Parlare dei primi due singoli estratti da “Weezer” senza fare riferimento ai loro leggendari videoclip diretti da Spike Jonze, rappresenterebbe un torto per due piccoli capolavori che hanno fatto la fortuna in egual misura della band e del regista. Del resto ci troviamo in piena Mtv golden age, un momento storico in cui un buon video poteva garantire alle band la tanta agognata heavy rotation e dunque tanta, tantissima visibilità. Per “Undone – The Sweater Song”, una canzone che a detta di Cuomo e dell’arpeggio emo che la introduce dovrebbe essere triste ma tutti trovano esilarante, Jonze optò per una messa in scena molto minimale. La band, debitamente piazzata davanti a un blue screen, avrebbe eseguito la canzone a velocità maggiorata circondata da un branco di cani randagi. Una volta rallentato il video, Jonze ottenne un effetto straniante: la band che suona la canzone al tempo giusto ma muovendosi in slow motion. Si tratta del primo videoclip in assoluto girato dalla band, che lo scelse in quanto unico, tra la ventina proposta alla Geffen, con un plot che non includesse un maglione (lo sweater del titolo).

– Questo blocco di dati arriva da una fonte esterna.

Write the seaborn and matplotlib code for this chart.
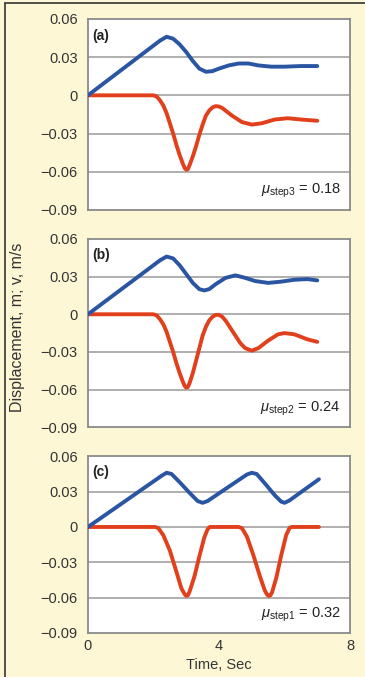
import numpy as np
import pandas as pd
import matplotlib
matplotlib.use("Agg")
import matplotlib.pyplot as plt
import seaborn as sns

# --- data read off the reference (time in s, value in m or m/s) ---
blue_a_t = [0, 2.2, 2.4, 2.6, 2.8, 3.0, 3.2, 3.4, 3.6, 3.8, 4.0, 4.3, 4.6, 4.9, 5.2, 5.6, 6.0, 6.5, 7.0]
blue_a_v = [0, 0.043, 0.046, 0.0445, 0.04, 0.034, 0.027, 0.021, 0.0185, 0.019, 0.021, 0.0235, 0.025, 0.025,
            0.0235, 0.0225, 0.0225, 0.023, 0.023]
red_a_t = [0, 2.0, 2.1, 2.2, 2.3, 2.4, 2.5, 2.6, 2.7, 2.8, 2.9, 2.95, 3.0, 3.05, 3.1, 3.2, 3.3, 3.4, 3.5,
           3.6, 3.7, 3.8, 3.9, 4.0, 4.1, 4.4, 4.7, 5.0, 5.3, 5.7, 6.1, 6.5, 7.0]
red_a_v = [0, 0, -0.001, -0.004, -0.008, -0.014, -0.022, -0.03, -0.039, -0.047, -0.054, -0.057, -0.0585,
           -0.058, -0.055, -0.048, -0.04, -0.031, -0.023, -0.016, -0.012, -0.0095, -0.0085, -0.0088,
           -0.01, -0.016, -0.021, -0.023, -0.022, -0.019, -0.018, -0.019, -0.02]

blue_b_t = [0, 2.2, 2.4, 2.6, 2.8, 3.0, 3.2, 3.4, 3.55, 3.7, 3.9, 4.2, 4.5, 4.8, 5.1, 5.5, 5.9, 6.3, 6.7, 7.0]
blue_b_v = [0, 0.043, 0.046, 0.0445, 0.039, 0.032, 0.025, 0.02, 0.019, 0.02, 0.024, 0.029, 0.031, 0.029,
            0.0265, 0.025, 0.026, 0.0275, 0.028, 0.027]
red_b_t = [0, 2.0, 2.1, 2.2, 2.3, 2.4, 2.5, 2.6, 2.7, 2.8, 2.9, 2.95, 3.0, 3.05, 3.1, 3.2, 3.3, 3.4, 3.5,
           3.6, 3.7, 3.8, 3.9, 4.0, 4.1, 4.2, 4.35, 4.5, 4.65, 4.8, 5.0, 5.2, 5.5, 5.8, 6.0, 6.3, 6.7, 7.0]
red_b_v = [0, 0, -0.001, -0.004, -0.008, -0.014, -0.022, -0.03, -0.039, -0.047, -0.054, -0.057, -0.0585,
           -0.058, -0.055, -0.047, -0.037, -0.027, -0.017, -0.01, -0.005, -0.002, -0.0005, -0.0005,
           -0.002, -0.005, -0.011, -0.017, -0.023, -0.027, -0.029, -0.027, -0.021, -0.016, -0.015,
           -0.016, -0.02, -0.022]

blue_c_t = [0, 2.25, 2.4, 2.55, 2.8, 3.1, 3.35, 3.5, 3.65, 4.85, 5.0, 5.15, 5.4, 5.7, 5.9, 6.0, 6.15, 7.05]
blue_c_v = [0, 0.0435, 0.046, 0.045, 0.038, 0.029, 0.022, 0.0205, 0.022, 0.0445, 0.046, 0.045, 0.037,
            0.027, 0.0215, 0.0205, 0.0225, 0.0405]
red_c_t = [0, 2.05, 2.15, 2.3, 2.5, 2.7, 2.85, 2.95, 3.0, 3.05, 3.1, 3.25, 3.4, 3.55, 3.65, 3.72, 4.6, 4.7,
           4.85, 5.05, 5.25, 5.4, 5.47, 5.52, 5.57, 5.62, 5.75, 5.9, 6.05, 6.15, 6.22, 7.05]
red_c_v = [0, 0, -0.001, -0.007, -0.02, -0.038, -0.052, -0.057, -0.0585, -0.058, -0.055, -0.042, -0.025,
           -0.009, -0.002, 0, 0, -0.001, -0.008, -0.024, -0.042, -0.054, -0.0575, -0.0585, -0.058,
           -0.0555, -0.043, -0.024, -0.007, -0.001, 0, 0]

panel_labels = ["(a)", "(b)", "(c)"]
mu_names = ["step3", "step2", "step1"]
mu_values = ["0.18", "0.24", "0.32"]
y_ticks = [0.06, 0.03, 0, -0.03, -0.06, -0.09]
y_tick_labels = ["0.06", "0.03", "0", "\u22120.03", "\u22120.06", "\u22120.09"]
x_ticks = [0, 4, 8]

BG = "#fdf7d6"
BLUE = "#2a55a3"
RED = "#e2401c"

sns.set_style("white")
plt.rcParams['font.family'] = ['Liberation Sans', 'DejaVu Sans']
plt.rcParams['mathtext.fontset'] = 'custom'
plt.rcParams['mathtext.it'] = 'Liberation Sans:italic'
plt.rcParams['mathtext.rm'] = 'Liberation Sans'

fig = plt.figure(figsize=(3.65, 6.77), dpi=100, facecolor=BG)

# thin dark frame on top and left like the clipped source
fig.add_artist(plt.Line2D([0.014, 1.0], [0.996, 0.996], color="#333333", lw=1.2))
fig.add_artist(plt.Line2D([0.014, 0.014], [0.0, 0.996], color="#333333", lw=1.2))

boxes = [
    [0.241, 0.690, 0.718, 0.282],
    [0.241, 0.369, 0.718, 0.278],
    [0.241, 0.065, 0.718, 0.261],
]
series = [
    (blue_a_t, blue_a_v, red_a_t, red_a_v),
    (blue_b_t, blue_b_v, red_b_t, red_b_v),
    (blue_c_t, blue_c_v, red_c_t, red_c_v),
]

for i, box in enumerate(boxes):
    ax = fig.add_axes(box)
    ax.set_facecolor("white")
    bt, bv, rt, rv = series[i]
    df_b = pd.DataFrame({"t": bt, "v": bv})
    df_r = pd.DataFrame({"t": rt, "v": rv})
    for yv in y_ticks[1:-1]:
        ax.axhline(yv, color="#9a9a9a", lw=1.1, zorder=0)
    sns.lineplot(data=df_r, x="t", y="v", ax=ax, color=RED, lw=2.8, sort=False, zorder=3)
    sns.lineplot(data=df_b, x="t", y="v", ax=ax, color=BLUE, lw=2.8, sort=False, zorder=3)

    ax.set_xlim(0, 8)
    ax.set_ylim(-0.09, 0.06)
    ax.set_yticks(y_ticks)
    ax.set_yticklabels(y_tick_labels)
    ax.set_xticks(x_ticks)
    if i < 2:
        ax.set_xticklabels([])
    ax.set_xlabel("")
    ax.set_ylabel("")
    for s in ax.spines.values():
        s.set_color("#8a8a8a")
        s.set_linewidth(1.3)
    ax.tick_params(axis="y", direction="out", length=7, width=1.1, color="#8a8a8a",
                   labelsize=10.5, labelcolor="#333333", pad=0.5)
    ax.tick_params(axis="x", direction="out", length=4, width=1.1, color="#8a8a8a",
                   labelsize=10.5, labelcolor="#333333", pad=0)

    ax.text(0.015, 0.95, panel_labels[i], transform=ax.transAxes, ha="left", va="top",
            fontsize=10, fontweight="bold", color="#222222")
    ax.text(0.965, 0.1, r"$\mu_{\mathrm{" + mu_names[i] + "}}$ = " + mu_values[i],
            transform=ax.transAxes, ha="right", va="center", fontsize=10.5, color="#222222")

fig.text(0.049, 0.517, "Displacement, m; v, m/s", rotation=90, ha="center", va="center",
         fontsize=11.5, color="#333333")
fig.text(0.60, 0.018, "Time, Sec", ha="center", va="center", fontsize=10.5, color="#333333")

fig.savefig("out.png", dpi=100, facecolor=BG)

Altrettanto semplice è l’idea dietro il video di “Buddy Holly”, possibilmente la più grande hit dei Weezer’, ovvero la band ripresa suonando sul palcoscenico del set originale dell’Arnold's Drive-In di "Happy Days". Tra footage originale della serie, cameo di Al Molinaro aka Al Delvecchio e costumi di scena vintage, il video è un tripudio di allegria e nostalgia così come la canzone che è chiamato a commentare. E anche questa la dobbiamo a Rick Ocasek, che ha dovuto combattere per convincere Cuomo a includere il pezzo in scaletta, giudicato dal cantante troppo cheesy per l’umore generale del disco. Ecco, se il buon vecchio Rick non fosse stato così caparbio, un’intera generazione di trenta/quarantenni si sarebbe risparmiata la vergogna di canticchiare almeno una volta a un karaoke o a una festa di compleanno su di giri quel “Oo-ee-oo/ I look just like Buddy Holly/ Oh-oh/ And you're Mary Tyler Moore”. Ma a noi trenta/quarantenni piace vergognarci, di tanto in tanto.

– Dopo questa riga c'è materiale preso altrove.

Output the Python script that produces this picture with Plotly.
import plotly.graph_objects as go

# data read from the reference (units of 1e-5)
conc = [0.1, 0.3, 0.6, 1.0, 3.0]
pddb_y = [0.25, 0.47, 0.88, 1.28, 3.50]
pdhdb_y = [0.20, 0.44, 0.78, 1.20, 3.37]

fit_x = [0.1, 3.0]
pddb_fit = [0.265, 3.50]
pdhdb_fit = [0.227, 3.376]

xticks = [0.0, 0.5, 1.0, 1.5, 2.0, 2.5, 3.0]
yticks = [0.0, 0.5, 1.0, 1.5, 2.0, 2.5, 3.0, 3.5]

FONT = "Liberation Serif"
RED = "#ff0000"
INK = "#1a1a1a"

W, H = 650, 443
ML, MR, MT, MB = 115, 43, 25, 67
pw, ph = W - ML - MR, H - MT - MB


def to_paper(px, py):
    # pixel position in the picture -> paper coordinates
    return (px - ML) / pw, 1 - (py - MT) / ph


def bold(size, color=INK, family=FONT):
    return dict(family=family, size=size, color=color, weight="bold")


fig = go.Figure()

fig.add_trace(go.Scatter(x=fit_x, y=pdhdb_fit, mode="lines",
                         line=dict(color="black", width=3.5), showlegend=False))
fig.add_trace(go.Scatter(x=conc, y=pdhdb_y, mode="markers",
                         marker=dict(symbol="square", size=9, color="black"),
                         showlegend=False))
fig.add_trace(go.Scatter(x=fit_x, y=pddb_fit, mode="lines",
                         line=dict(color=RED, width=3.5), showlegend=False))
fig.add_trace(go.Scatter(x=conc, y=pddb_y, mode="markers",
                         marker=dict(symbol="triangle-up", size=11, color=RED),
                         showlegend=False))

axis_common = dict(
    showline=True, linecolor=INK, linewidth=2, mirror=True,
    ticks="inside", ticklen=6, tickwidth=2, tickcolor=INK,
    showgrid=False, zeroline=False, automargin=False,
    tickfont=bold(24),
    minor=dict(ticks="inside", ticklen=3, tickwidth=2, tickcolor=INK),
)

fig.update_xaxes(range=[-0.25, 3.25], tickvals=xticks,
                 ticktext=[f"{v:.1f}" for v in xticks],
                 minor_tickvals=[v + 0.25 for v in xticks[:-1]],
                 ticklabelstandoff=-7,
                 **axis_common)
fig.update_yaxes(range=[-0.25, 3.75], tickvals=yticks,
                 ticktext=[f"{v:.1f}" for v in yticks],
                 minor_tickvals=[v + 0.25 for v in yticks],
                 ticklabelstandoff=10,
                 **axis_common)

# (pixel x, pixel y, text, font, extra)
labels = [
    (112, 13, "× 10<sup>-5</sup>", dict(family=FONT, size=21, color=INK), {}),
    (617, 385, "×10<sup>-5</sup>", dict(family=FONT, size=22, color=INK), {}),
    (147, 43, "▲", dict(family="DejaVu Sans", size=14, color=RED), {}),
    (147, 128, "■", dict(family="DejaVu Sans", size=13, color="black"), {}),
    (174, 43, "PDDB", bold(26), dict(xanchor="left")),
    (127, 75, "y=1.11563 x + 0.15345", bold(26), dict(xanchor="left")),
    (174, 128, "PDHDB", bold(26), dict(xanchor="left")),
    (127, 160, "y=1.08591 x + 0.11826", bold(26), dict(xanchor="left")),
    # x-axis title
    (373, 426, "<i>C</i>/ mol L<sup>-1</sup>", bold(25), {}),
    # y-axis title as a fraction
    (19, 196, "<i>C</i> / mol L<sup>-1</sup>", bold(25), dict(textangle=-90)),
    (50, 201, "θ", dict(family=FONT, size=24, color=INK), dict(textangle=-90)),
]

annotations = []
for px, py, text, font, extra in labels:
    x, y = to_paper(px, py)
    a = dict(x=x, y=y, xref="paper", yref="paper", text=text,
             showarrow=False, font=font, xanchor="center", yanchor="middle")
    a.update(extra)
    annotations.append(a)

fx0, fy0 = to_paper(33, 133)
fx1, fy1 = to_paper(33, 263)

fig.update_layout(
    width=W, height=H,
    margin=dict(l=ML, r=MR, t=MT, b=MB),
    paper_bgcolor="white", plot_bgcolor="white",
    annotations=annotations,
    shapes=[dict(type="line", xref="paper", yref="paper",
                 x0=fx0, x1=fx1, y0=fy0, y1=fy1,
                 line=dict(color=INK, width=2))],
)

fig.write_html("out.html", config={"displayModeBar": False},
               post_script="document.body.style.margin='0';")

Introdotta da un proverbiale fraseggio di armonica (tratto distintivo dei primissimi Weezer), “In The Garage” è una vera e propria rivendicazione nerd da parte del gruppo, che in un testo divertente e vagamente romantico associano a una rock-band (loro stessi) un background fatto di fumetti, interminabili partite a "Dungeons & Dragons", una passione insana per i Kiss e chi più ne ha più ne metta. Come se a questo punto le cose storte per un disco rock rilasciato in piena era grunge non fossero già abbastanza, ci tocca aggiungere al novero il contenuto della opening track (“My Name Is Jonas”), probabilmente l’unica canzone della storia a parlare di problemi assicurativi (quelli del fratello di Rivers dopo un brutto incidente d’auto).

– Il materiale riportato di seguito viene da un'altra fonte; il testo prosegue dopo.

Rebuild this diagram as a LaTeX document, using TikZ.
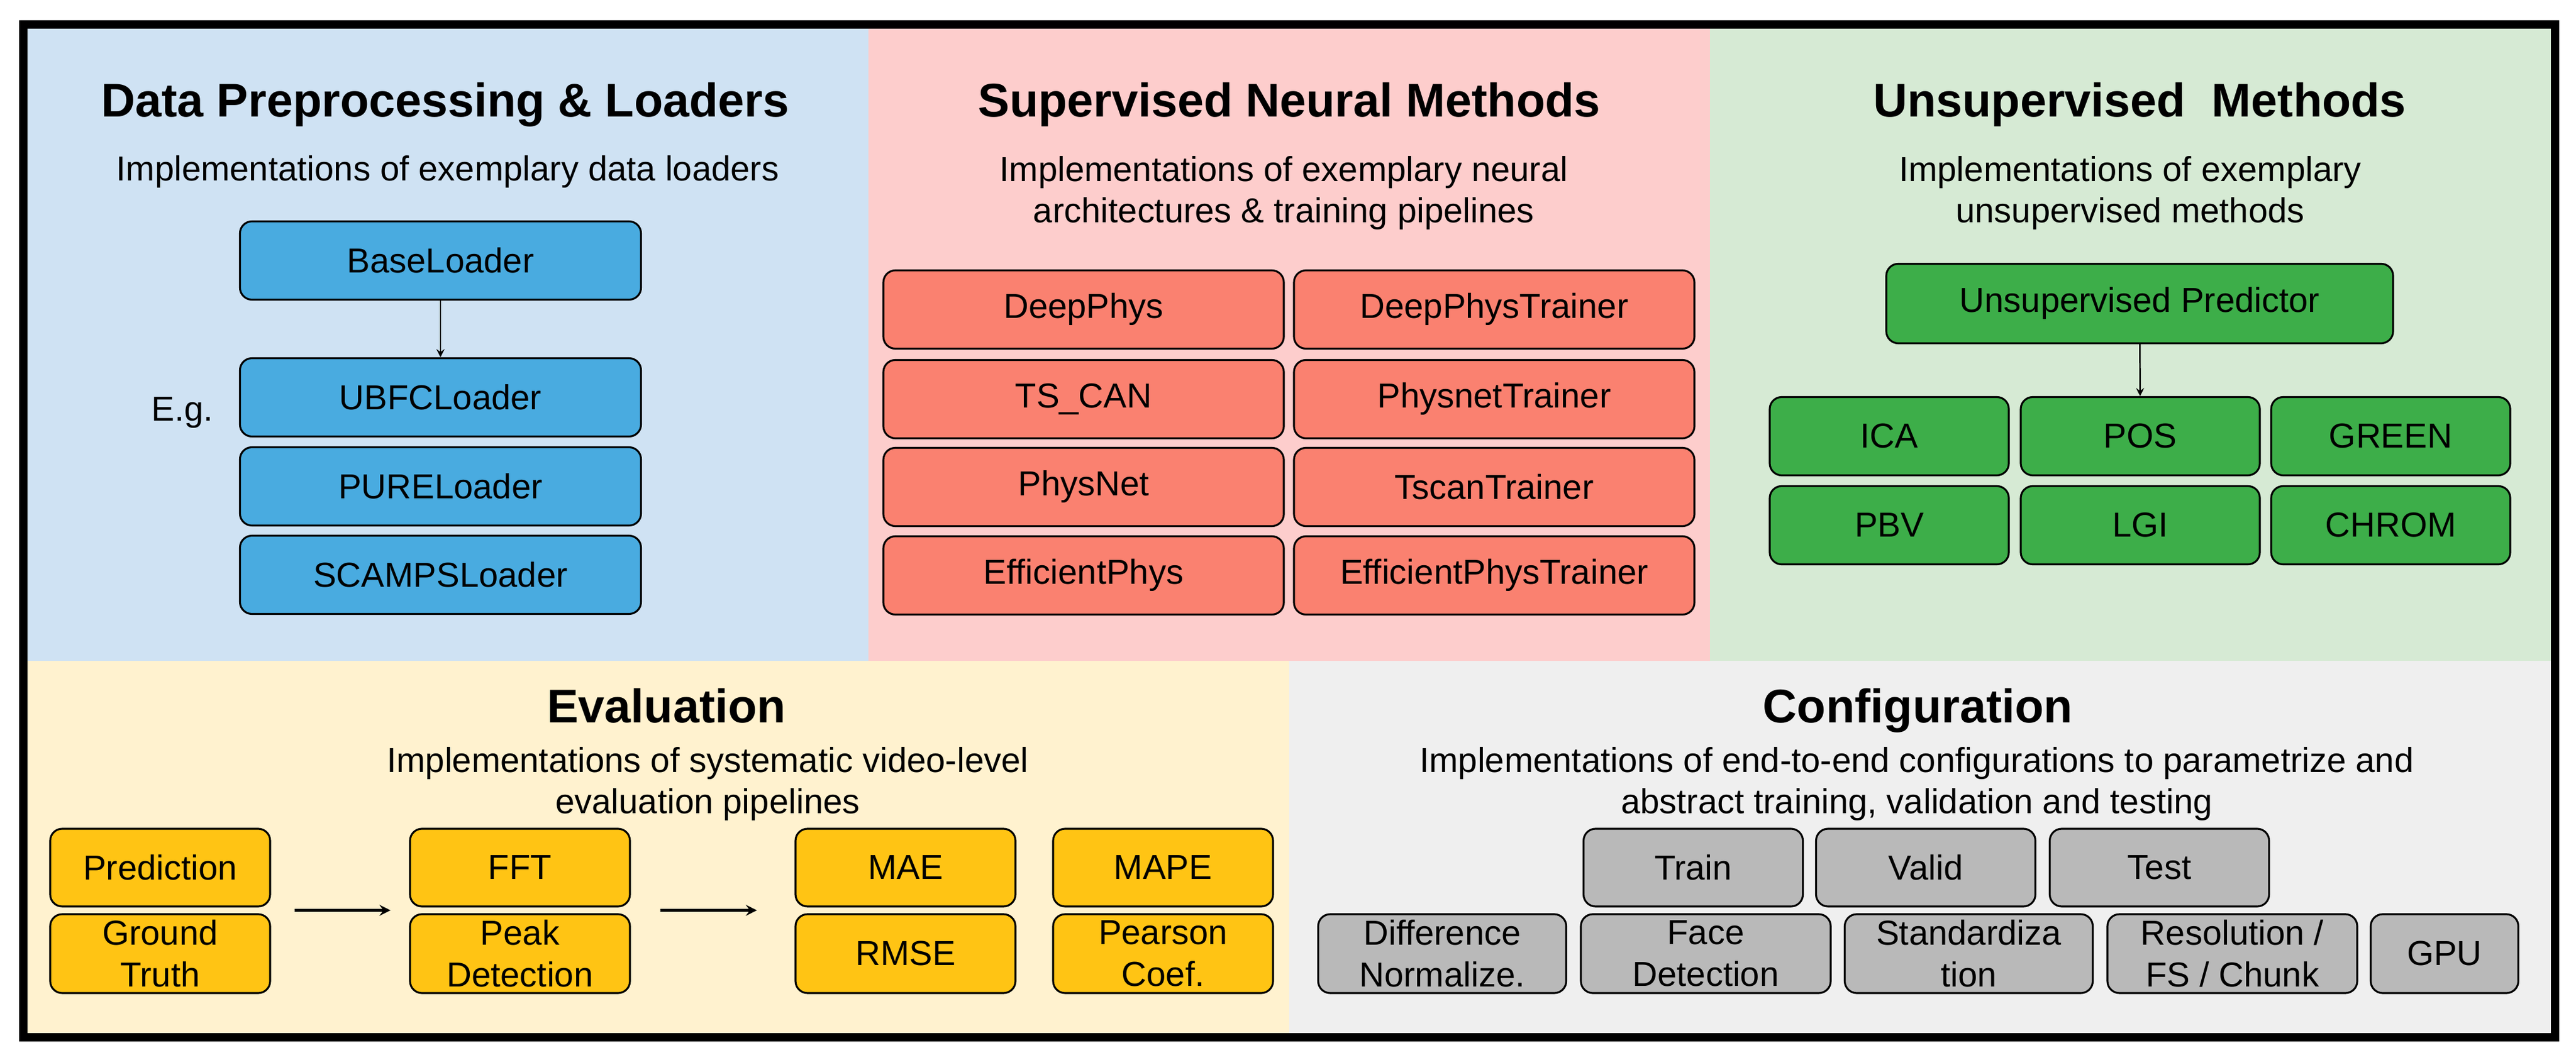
\documentclass[tikz,border=0pt]{standalone}
\usepackage{fontspec}
\setmainfont{Liberation Sans}
\usetikzlibrary{calc}

\definecolor{azulpanel}{HTML}{CFE2F3}
\definecolor{azulcaja}{HTML}{49ABE0}
\definecolor{rosapanel}{HTML}{FDCDCC}
\definecolor{rojocaja}{HTML}{FA8170}
\definecolor{verdepanel}{HTML}{D6EAD4}
\definecolor{verdecaja}{HTML}{3DAE49}
\definecolor{amarillopanel}{HTML}{FFF2CF}
\definecolor{amarillocaja}{HTML}{FFC414}
\definecolor{grispanel}{HTML}{EFEFEF}
\definecolor{griscaja}{HTML}{B9B9B9}

\begin{document}
\begin{tikzpicture}[x=0.1mm,y=-0.1mm,
  caja/.style={draw=black, line width=0.9pt, rounded corners=2mm, align=center,
    inner sep=0pt, minimum height=13.1mm, font=\fontsize{16.5}{19.9}\selectfont},
  cargador/.style={caja, fill=azulcaja, minimum width=67.1mm},
  neuronal/.style={caja, fill=rojocaja, minimum width=67mm},
  nosup/.style={caja, fill=verdecaja, minimum width=40mm},
  evalcaja/.style={caja, fill=amarillocaja, minimum width=36.8mm, minimum height=13mm},
  confcaja/.style={caja, fill=griscaja, minimum height=13mm},
  titulo/.style={anchor=base, font=\bfseries\fontsize{22.5}{27}\selectfont},
  subtitulo/.style={align=center, inner sep=0pt, font=\fontsize{16.5}{19.9}\selectfont},
  flecha/.style={-stealth, line width=0.7pt},
  flechagruesa/.style={-stealth, line width=1.3pt}
]
  \useasboundingbox (0,0) rectangle (4310,1774);
  \fill[white] (0,0) rectangle (4310,1774);

  % Paneles
  \fill[azulpanel] (39,41) rectangle (1453,1106);
  \fill[rosapanel] (1453,41) rectangle (2861,1106);
  \fill[verdepanel] (2861,41) rectangle (4275,1106);
  \fill[amarillopanel] (39,1106) rectangle (2157,1736);
  \fill[grispanel] (2157,1106) rectangle (4275,1736);
  \draw[line width=4pt] (39,41) rectangle (4275,1736);

  % Datos y cargadores
  \node[titulo] (tdatos) at (745,196) {Data Preprocessing \& Loaders};
  \node[subtitulo, anchor=base] (sdatos) at (749,303) {Implementations of exemplary data loaders};
  \node[cargador] (base) at (737,436) {BaseLoader};
  \node[cargador] (ubfc) at (737,665) {UBFCLoader};
  \node[cargador] (pure) at (737,814) {PURELoader};
  \node[cargador] (scamps) at (737,962) {SCAMPSLoader};
  \node[subtitulo, anchor=base] (eg) at (305,705) {E.g.};
  \draw[flecha] (base) -- (ubfc);

  % Metodos supervisados
  \node[titulo] (tsup) at (2157,196) {Supervised Neural Methods};
  \node[subtitulo] (ssup) at (2148,323) {Implementations of exemplary neural\\architectures \& training pipelines};
  \node[neuronal] (deepphys) at (1813,518) {DeepPhys};
  \node[neuronal] (tscan) at (1813,668) {TS\_CAN};
  \node[neuronal] (physnet) at (1813,815) {PhysNet};
  \node[neuronal] (effphys) at (1813,963) {EfficientPhys};
  \node[neuronal] (deeptr) at (2500,518) {DeepPhysTrainer};
  \node[neuronal] (physnettr) at (2500,668) {PhysnetTrainer};
  \node[neuronal] (tscantr) at (2500,815) {TscanTrainer};
  \node[neuronal] (efftr) at (2500,963) {EfficientPhysTrainer};

  % Metodos no supervisados
  \node[titulo] (tnosup) at (3580,196) {Unsupervised~ Methods};
  \node[subtitulo] (snosup) at (3564,323) {Implementations of exemplary\\unsupervised methods};
  \node[nosup, minimum width=84.8mm, minimum height=13.3mm] (predictor) at (3580,508) {Unsupervised Predictor};
  \node[nosup] (ica) at (3161,730) {ICA};
  \node[nosup] (pos) at (3581,730) {POS};
  \node[nosup] (green) at (4000,730) {GREEN};
  \node[nosup] (pbv) at (3161,879) {PBV};
  \node[nosup] (lgi) at (3581,879) {LGI};
  \node[nosup] (chrom) at (4000,879) {CHROM};
  \draw[flecha] (predictor) -- (pos);

  % Evaluacion
  \node[titulo] (teval) at (1115,1209) {Evaluation};
  \node[subtitulo] (seval) at (1184,1312) {Implementations of systematic video-level\\evaluation pipelines};
  \node[evalcaja] (prediccion) at (268,1452) {Prediction};
  \node[evalcaja, minimum height=13.2mm] (verdad) at (268,1596) {Ground\\Truth};
  \node[evalcaja] (fft) at (870,1452) {FFT};
  \node[evalcaja, minimum height=13.2mm] (picos) at (870,1596) {Peak\\Detection};
  \node[evalcaja] (mae) at (1515,1452) {MAE};
  \node[evalcaja, minimum height=13.2mm] (rmse) at (1515,1596) {RMSE};
  \node[evalcaja] (mape) at (1946,1452) {MAPE};
  \node[evalcaja, minimum height=13.2mm] (pearson) at (1946,1596) {Pearson\\Coef.};
  \draw[flechagruesa, shorten <=3.9mm, shorten >=3.1mm]
    ($(prediccion.south east)!.5!(verdad.north east)$) -- ($(fft.south west)!.5!(picos.north west)$);
  \draw[flechagruesa, shorten <=4.9mm, shorten >=6.3mm]
    ($(fft.south east)!.5!(picos.north east)$) -- ($(mae.south west)!.5!(rmse.north west)$);

  % Configuracion
  \node[titulo] (tconf) at (3209,1209) {Configuration};
  \node[subtitulo] (sconf) at (3207,1312) {Implementations of end-to-end configurations to parametrize and\\abstract training, validation and testing};
  \node[confcaja, minimum width=36.7mm] (train) at (2833,1452) {Train};
  \node[confcaja, minimum width=36.7mm] (valid) at (3222,1452) {Valid};
  \node[confcaja, minimum width=36.7mm] (test) at (3613,1452) {Test};
  \node[confcaja, minimum width=41.5mm, minimum height=13.2mm] (difnorm) at (2413,1596) {Difference\\Normalize.};
  \node[confcaja, minimum width=41.8mm, minimum height=13.2mm] (cara) at (2854,1596) {Face\\Detection};
  \node[confcaja, minimum width=41.5mm, minimum height=13.2mm] (estand) at (3294,1596) {Standardiza\\tion};
  \node[confcaja, minimum width=41.8mm, minimum height=13.2mm] (resol) at (3735,1596) {Resolution /\\FS / Chunk};
  \node[confcaja, minimum width=24.7mm, minimum height=13.2mm] (gpu) at (4090,1596) {GPU};

\end{tikzpicture}
\end{document}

Chiude il brano più lungo del lotto (e della carriera dei Weezer), “Only In Dreams”. Otto minuti di alternative rock epico, imperniati su un giro di basso ipnotico e profondo di Sharp, metà dei quali impiegati a costruire la tensione prima del liberatorio assolo finale (probabilmente il migliore mai eseguito da Cuomo), che dà sfogo a tutta la rabbia e le frustrazioni latenti accumulate fino a quel momento.
Disco di platino quattro volte in patria, “Weezer” garantì a Cuomo e soci lo status di rockstar globali, situazione che si godettero per un paio d’anni con tutti i crismi, dalle ragazze agli eccessi. Qualcosa si ruppe presto, però, e come poteva non rompersi, data la natura geek dei quattro. Ne venne fuori un seguito (“Pinkerton”) che, registrato senza il filtro di un producer esperto come Okaseck, del “Blue Album” è la reazione uguale e contraria. Un disco strillato e con le chitarre scarnificate, che trasuda rabbia da ogni poro, strizzando l’occhio ai Pixies più contundenti e all’emo. Ma questa è un’altra storia.